> [INFORMATION SHOWN]
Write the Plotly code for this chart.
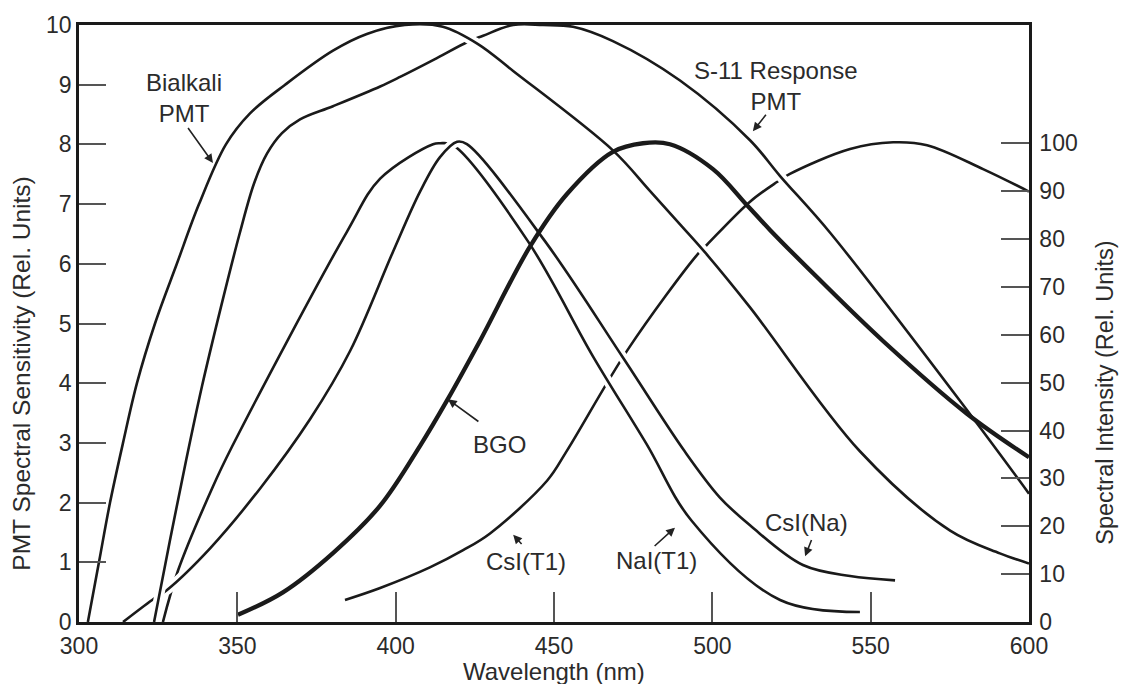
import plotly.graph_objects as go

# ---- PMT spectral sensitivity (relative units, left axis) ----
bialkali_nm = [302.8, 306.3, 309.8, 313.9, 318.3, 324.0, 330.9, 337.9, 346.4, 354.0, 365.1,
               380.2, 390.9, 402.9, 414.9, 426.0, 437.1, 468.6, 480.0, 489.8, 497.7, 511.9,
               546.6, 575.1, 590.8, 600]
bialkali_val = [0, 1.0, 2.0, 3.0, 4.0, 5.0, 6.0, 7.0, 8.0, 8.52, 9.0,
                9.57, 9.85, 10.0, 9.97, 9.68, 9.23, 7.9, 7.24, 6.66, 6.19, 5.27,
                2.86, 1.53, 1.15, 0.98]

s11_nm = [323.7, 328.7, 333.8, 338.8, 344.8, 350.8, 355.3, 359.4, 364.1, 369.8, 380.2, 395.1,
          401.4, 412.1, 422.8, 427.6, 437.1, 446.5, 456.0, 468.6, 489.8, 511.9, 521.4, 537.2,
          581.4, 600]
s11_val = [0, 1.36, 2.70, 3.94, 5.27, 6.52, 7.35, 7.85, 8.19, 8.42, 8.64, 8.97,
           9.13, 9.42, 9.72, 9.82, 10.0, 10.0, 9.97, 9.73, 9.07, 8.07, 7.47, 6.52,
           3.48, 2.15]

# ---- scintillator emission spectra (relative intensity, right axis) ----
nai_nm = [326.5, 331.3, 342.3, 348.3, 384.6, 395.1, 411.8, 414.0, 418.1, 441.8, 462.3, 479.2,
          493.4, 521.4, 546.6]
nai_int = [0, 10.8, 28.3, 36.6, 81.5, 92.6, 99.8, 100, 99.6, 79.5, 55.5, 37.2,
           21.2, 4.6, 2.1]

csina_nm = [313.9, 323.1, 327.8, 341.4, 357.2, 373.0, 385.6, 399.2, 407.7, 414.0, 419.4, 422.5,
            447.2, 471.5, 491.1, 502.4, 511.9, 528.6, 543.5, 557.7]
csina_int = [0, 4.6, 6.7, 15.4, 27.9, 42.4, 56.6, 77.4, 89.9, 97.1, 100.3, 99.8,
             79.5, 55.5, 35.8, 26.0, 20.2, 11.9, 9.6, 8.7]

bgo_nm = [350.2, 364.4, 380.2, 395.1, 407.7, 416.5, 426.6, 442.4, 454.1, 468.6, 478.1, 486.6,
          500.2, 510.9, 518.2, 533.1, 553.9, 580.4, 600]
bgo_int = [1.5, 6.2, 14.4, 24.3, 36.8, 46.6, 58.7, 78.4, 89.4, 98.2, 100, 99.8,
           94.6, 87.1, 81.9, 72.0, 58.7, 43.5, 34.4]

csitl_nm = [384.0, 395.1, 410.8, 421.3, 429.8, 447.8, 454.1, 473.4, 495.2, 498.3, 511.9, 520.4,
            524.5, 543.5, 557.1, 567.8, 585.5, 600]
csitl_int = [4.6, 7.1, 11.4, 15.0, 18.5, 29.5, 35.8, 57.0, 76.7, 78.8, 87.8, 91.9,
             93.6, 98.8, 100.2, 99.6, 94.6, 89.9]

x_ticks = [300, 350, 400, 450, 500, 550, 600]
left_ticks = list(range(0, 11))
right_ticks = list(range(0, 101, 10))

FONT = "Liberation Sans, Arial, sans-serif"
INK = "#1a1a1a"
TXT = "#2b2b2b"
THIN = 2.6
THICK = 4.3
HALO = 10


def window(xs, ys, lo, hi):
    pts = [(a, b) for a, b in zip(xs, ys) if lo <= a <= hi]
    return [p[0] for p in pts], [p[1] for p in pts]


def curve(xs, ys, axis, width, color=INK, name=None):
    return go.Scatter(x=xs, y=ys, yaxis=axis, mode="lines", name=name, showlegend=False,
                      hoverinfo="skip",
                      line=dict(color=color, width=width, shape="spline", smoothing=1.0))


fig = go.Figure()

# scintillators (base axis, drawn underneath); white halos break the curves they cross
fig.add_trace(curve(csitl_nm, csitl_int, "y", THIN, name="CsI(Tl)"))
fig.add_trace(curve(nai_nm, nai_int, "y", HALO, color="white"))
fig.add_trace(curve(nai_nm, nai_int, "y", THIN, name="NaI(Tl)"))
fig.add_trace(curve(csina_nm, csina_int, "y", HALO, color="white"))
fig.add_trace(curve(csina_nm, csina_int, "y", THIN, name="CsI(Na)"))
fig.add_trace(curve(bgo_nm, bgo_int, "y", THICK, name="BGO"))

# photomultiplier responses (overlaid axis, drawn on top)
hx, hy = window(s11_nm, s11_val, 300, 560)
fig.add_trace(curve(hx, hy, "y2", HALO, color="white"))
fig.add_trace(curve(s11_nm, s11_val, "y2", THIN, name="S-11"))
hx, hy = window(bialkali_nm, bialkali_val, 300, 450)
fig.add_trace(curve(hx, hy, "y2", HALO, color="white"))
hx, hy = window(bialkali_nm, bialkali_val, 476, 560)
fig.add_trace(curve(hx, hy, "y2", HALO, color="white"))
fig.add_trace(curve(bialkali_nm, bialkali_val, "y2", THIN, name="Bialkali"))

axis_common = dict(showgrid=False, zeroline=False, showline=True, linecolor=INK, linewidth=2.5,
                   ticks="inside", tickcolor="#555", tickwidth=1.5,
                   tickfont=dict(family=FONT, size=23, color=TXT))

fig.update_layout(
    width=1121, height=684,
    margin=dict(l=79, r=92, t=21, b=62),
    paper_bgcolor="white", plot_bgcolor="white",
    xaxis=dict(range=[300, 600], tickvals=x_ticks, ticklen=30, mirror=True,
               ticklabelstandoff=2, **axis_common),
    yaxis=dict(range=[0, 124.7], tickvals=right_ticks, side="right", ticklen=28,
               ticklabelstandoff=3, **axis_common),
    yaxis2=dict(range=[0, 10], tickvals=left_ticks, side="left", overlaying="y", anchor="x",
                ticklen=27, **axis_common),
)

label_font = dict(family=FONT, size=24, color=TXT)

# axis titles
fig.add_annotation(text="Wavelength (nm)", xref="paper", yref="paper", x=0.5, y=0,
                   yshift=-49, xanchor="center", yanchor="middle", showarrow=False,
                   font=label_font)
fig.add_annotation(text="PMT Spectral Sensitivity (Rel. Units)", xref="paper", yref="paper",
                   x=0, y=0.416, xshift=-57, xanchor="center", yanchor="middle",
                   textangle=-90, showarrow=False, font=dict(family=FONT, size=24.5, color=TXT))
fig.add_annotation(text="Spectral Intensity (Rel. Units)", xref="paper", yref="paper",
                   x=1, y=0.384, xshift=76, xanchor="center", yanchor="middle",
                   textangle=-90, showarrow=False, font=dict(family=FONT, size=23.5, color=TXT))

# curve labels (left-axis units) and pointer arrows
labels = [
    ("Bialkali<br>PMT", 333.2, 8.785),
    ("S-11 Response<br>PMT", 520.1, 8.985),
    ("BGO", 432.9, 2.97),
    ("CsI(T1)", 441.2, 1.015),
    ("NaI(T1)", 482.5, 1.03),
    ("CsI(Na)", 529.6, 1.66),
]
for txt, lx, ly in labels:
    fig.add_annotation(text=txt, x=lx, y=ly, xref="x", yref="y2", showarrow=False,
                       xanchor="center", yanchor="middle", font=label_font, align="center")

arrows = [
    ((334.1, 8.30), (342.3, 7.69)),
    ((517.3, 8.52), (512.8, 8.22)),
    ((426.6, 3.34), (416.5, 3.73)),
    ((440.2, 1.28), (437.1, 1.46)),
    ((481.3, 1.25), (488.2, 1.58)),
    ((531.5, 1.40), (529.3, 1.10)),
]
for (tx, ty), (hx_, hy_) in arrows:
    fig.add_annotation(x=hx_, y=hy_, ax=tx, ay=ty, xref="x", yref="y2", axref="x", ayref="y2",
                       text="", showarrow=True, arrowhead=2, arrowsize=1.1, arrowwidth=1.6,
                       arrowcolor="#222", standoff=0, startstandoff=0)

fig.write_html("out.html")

> [TASK GOAL]
Pictures are excluded; extract exactly the lines from the start of the data through the line that holds "21.2, 4.6, 2.1]", both ends included.

> [RESULT OF THIS EXERCISE]
Write the Plotly code for this chart.
import plotly.graph_objects as go

# ---- PMT spectral sensitivity (relative units, left axis) ----
bialkali_nm = [302.8, 306.3, 309.8, 313.9, 318.3, 324.0, 330.9, 337.9, 346.4, 354.0, 365.1,
               380.2, 390.9, 402.9, 414.9, 426.0, 437.1, 468.6, 480.0, 489.8, 497.7, 511.9,
               546.6, 575.1, 590.8, 600]
bialkali_val = [0, 1.0, 2.0, 3.0, 4.0, 5.0, 6.0, 7.0, 8.0, 8.52, 9.0,
                9.57, 9.85, 10.0, 9.97, 9.68, 9.23, 7.9, 7.24, 6.66, 6.19, 5.27,
                2.86, 1.53, 1.15, 0.98]

s11_nm = [323.7, 328.7, 333.8, 338.8, 344.8, 350.8, 355.3, 359.4, 364.1, 369.8, 380.2, 395.1,
          401.4, 412.1, 422.8, 427.6, 437.1, 446.5, 456.0, 468.6, 489.8, 511.9, 521.4, 537.2,
          581.4, 600]
s11_val = [0, 1.36, 2.70, 3.94, 5.27, 6.52, 7.35, 7.85, 8.19, 8.42, 8.64, 8.97,
           9.13, 9.42, 9.72, 9.82, 10.0, 10.0, 9.97, 9.73, 9.07, 8.07, 7.47, 6.52,
           3.48, 2.15]

# ---- scintillator emission spectra (relative intensity, right axis) ----
nai_nm = [326.5, 331.3, 342.3, 348.3, 384.6, 395.1, 411.8, 414.0, 418.1, 441.8, 462.3, 479.2,
          493.4, 521.4, 546.6]
nai_int = [0, 10.8, 28.3, 36.6, 81.5, 92.6, 99.8, 100, 99.6, 79.5, 55.5, 37.2,
           21.2, 4.6, 2.1]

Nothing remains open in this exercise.